Giggles roll across the lawn as kids run past an elderly couple at the fountain ambling toward the makeshift stage on a porch, where familiar old-time bluegrass fills the air. After gentle, timed applauses, the guitarist suddenly jolts the crowd as he thrashes his head with his fingers blazing across the fret board. The audience quiets, awed by the young musician’s raw acoustic energy and electric stage presence.
On the one hand this seems out of place at a bluegrass show. On the other hand, it captures the best, raw energy of the genre at its finest. Whether Billy playing solo at open mics, in a duo with Don Julin or as the leader of his band in its various incarnations, every act has always stood upon the electricity and primal authenticity of Billy Strings’ stage presence.
So where does it come from? It’s not just his raw talent and evident years of practice.
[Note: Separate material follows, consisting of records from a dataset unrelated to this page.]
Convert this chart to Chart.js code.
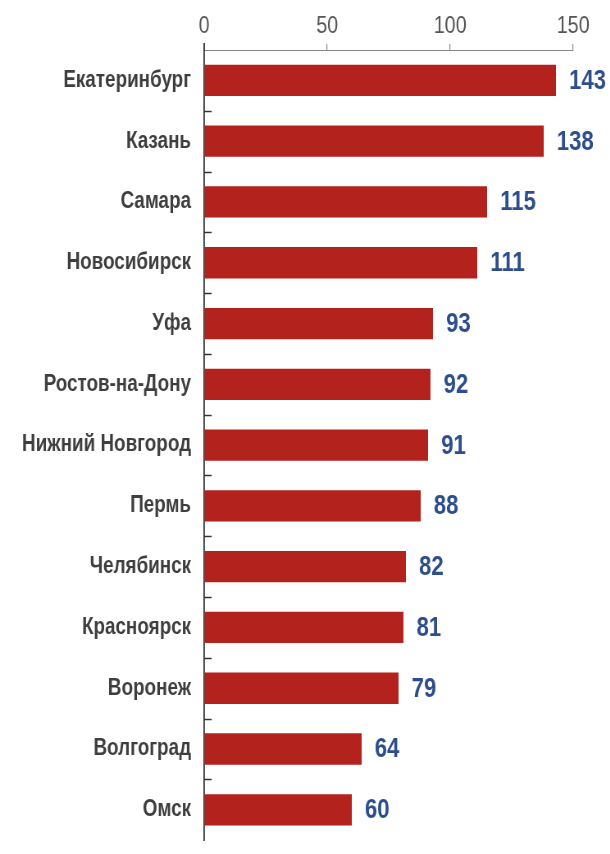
<!DOCTYPE html>
<html>
<head>
<meta charset="utf-8">
<title>Города</title>
<script src="https://cdn.jsdelivr.net/npm/chart.js@4.4.1/dist/chart.umd.min.js"></script>
<style>
    html, body { margin: 0; padding: 0; background: #fff; overflow: hidden; }
    /* chart is laid out wide and squeezed horizontally to get narrow lettering */
    #wrap { position: absolute; left: 0; top: 0; transform: scaleX(0.82); transform-origin: 0 0; }
</style>
</head>
<body>
<div id="wrap"><canvas id="cityChart" width="744" height="862"></canvas></div>
<script>
const cities = [
    'Екатеринбург', 'Казань', 'Самара', 'Новосибирск', 'Уфа',
    'Ростов-на-Дону', 'Нижний Новгород', 'Пермь', 'Челябинск',
    'Красноярск', 'Воронеж', 'Волгоград', 'Омск'
];
const counts = [143, 138, 115, 111, 93, 92, 91, 88, 82, 81, 79, 64, 60];
const xTicks = [0, 50, 100, 150];

const sans = "'Liberation Sans', Arial, sans-serif";

// short tick marks inside the plot between categories + value labels at bar ends
const barExtras = {
    id: 'barExtras',
    afterDatasetsDraw(chart) {
        const ctx = chart.ctx;
        const x = chart.scales.x;
        const y = chart.scales.y;
        const area = chart.chartArea;

        ctx.save();
        ctx.strokeStyle = '#333';
        ctx.lineWidth = 1.5;
        for (let i = 1; i < cities.length; i++) {
            const py = Math.round((y.getPixelForValue(i - 1) + y.getPixelForValue(i)) / 2) + 0.5;
            ctx.beginPath();
            ctx.moveTo(area.left, py);
            ctx.lineTo(area.left + 9, py);
            ctx.stroke();
        }

        // the value axis pokes a little above the top axis line
        ctx.lineWidth = 1.8;
        ctx.beginPath();
        ctx.moveTo(x.getPixelForValue(0), area.top - 7);
        ctx.lineTo(x.getPixelForValue(0), area.top);
        ctx.stroke();

        ctx.fillStyle = '#2d4e8c';
        ctx.font = 'bold 27px ' + sans;
        ctx.textAlign = 'left';
        ctx.textBaseline = 'middle';
        chart.getDatasetMeta(0).data.forEach((bar, i) => {
            ctx.fillText(String(counts[i]), bar.x + 16, bar.y + 1);
        });
        ctx.restore();
    }
};

new Chart(document.getElementById('cityChart'), {
    type: 'bar',
    data: {
        labels: cities,
        datasets: [{
            data: counts,
            backgroundColor: '#b3221c',
            borderWidth: 0,
            barPercentage: 0.515,
            categoryPercentage: 1
        }]
    },
    options: {
        indexAxis: 'y',
        responsive: false,
        animation: false,
        layout: { padding: { top: 0, right: 45, bottom: 2, left: 0 } },
        plugins: {
            legend: { display: false },
            tooltip: { enabled: false }
        },
        scales: {
            x: {
                position: 'top',
                min: 0,
                max: 150,
                afterBuildTicks: (scale) => {
                    scale.ticks = xTicks.map(v => ({ value: v }));
                },
                afterFit: (scale) => { scale.height = 50; },
                grid: {
                    drawOnChartArea: false,
                    drawTicks: true,
                    tickLength: 6,
                    lineWidth: 1.2,
                    color: '#888'
                },
                border: { color: '#888', width: 1 },
                ticks: {
                    padding: 3,
                    color: '#555',
                    font: { family: sans, size: 24 }
                }
            },
            y: {
                afterFit: (scale) => { scale.width = 249; },
                grid: { display: false },
                border: { display: true, color: '#333', width: 1.8 },
                ticks: {
                    padding: 8,
                    color: '#3e3e3e',
                    font: { family: sans, size: 23, weight: 'bold' }
                }
            }
        }
    },
    plugins: [barExtras]
});
</script>
</body>
</html>
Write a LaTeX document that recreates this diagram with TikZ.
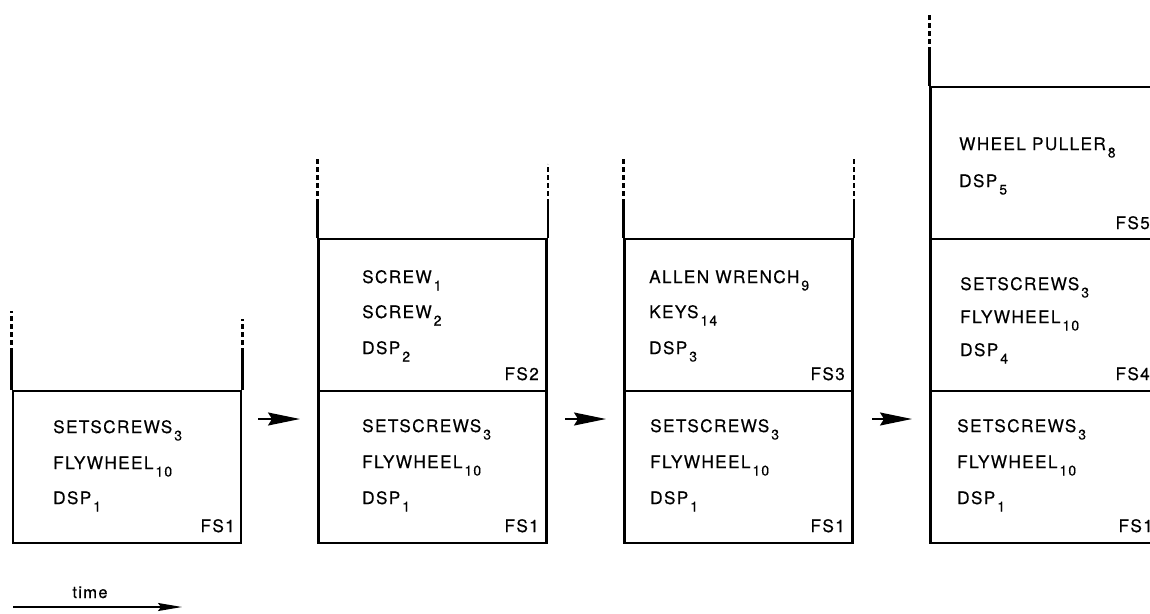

There’s more underlying his fire and fans can look to Billy’s early teenage years to understand how metal left a lasting imprint on Billy, his listening and most clearly his stage presence.
After many years sitting across the couch from his father Terry Barber playing acoustic guitars, “he got a Squire Strat electric guitar at the age of 11 and played blues and classic rock tunes by the likes of Jimi Hendrix, Johnny Winter and Black Sabbath” Northern Express Magazine wrote in 2012. “Then came his heavy metal period until the age of 16, followed by some time in ‘a poppy band playing stuff chicks really love — sappy, but with an edge.’”
Having grown up surrounded by older folks playing older music, Strings decided he wanted to play music with kids his own age. That’s when he turned to other styles of music and was in a heavy metal band called Groove Tongue, Strings told Interlochen Public Radio in 2012. As a teen, Strings played in Ionia metal act, To Once Darkened Skies (Billy here age 15 at a local church).
Strings carries his various experiences with him and they inform his playing to this day. Whether songs dating back to the early Scotch Irish migration or his personal favorite Canadian death-metal act, Cryptopsy, Billy has always been clear that he keeps his ears wide open—even if that means head banging at a bluegrass show.
“Yeah, performing live. I never learned how to perform in a bluegrass band. I learned how to perform in a metal band,” Strings told the Bluegrass Situation in 2021. “I learned music by playing bluegrass when I was a little kid, but by the time I was doing it on stage, it was in a metal band — we were headbanging and running all over the place — and I still can’t help but get into the music like that. I can’t just stand there and play.”
So when Billy plays to folks on a lawn, at a classic theatre, in an arena or a stadium, those years cutting his teeth in sweaty gymnasiums and stale basements thrashing his metal chops, continue to light a fire in each stage performance. And it can be one of his genre-bending hits or a traditional bluegrass tune, but at any moment at any of his live shows folks are sure to find Billy romping all over the stage, banging his head, waving his guitar and beaming a wide smile of awe and appreciation to his fans.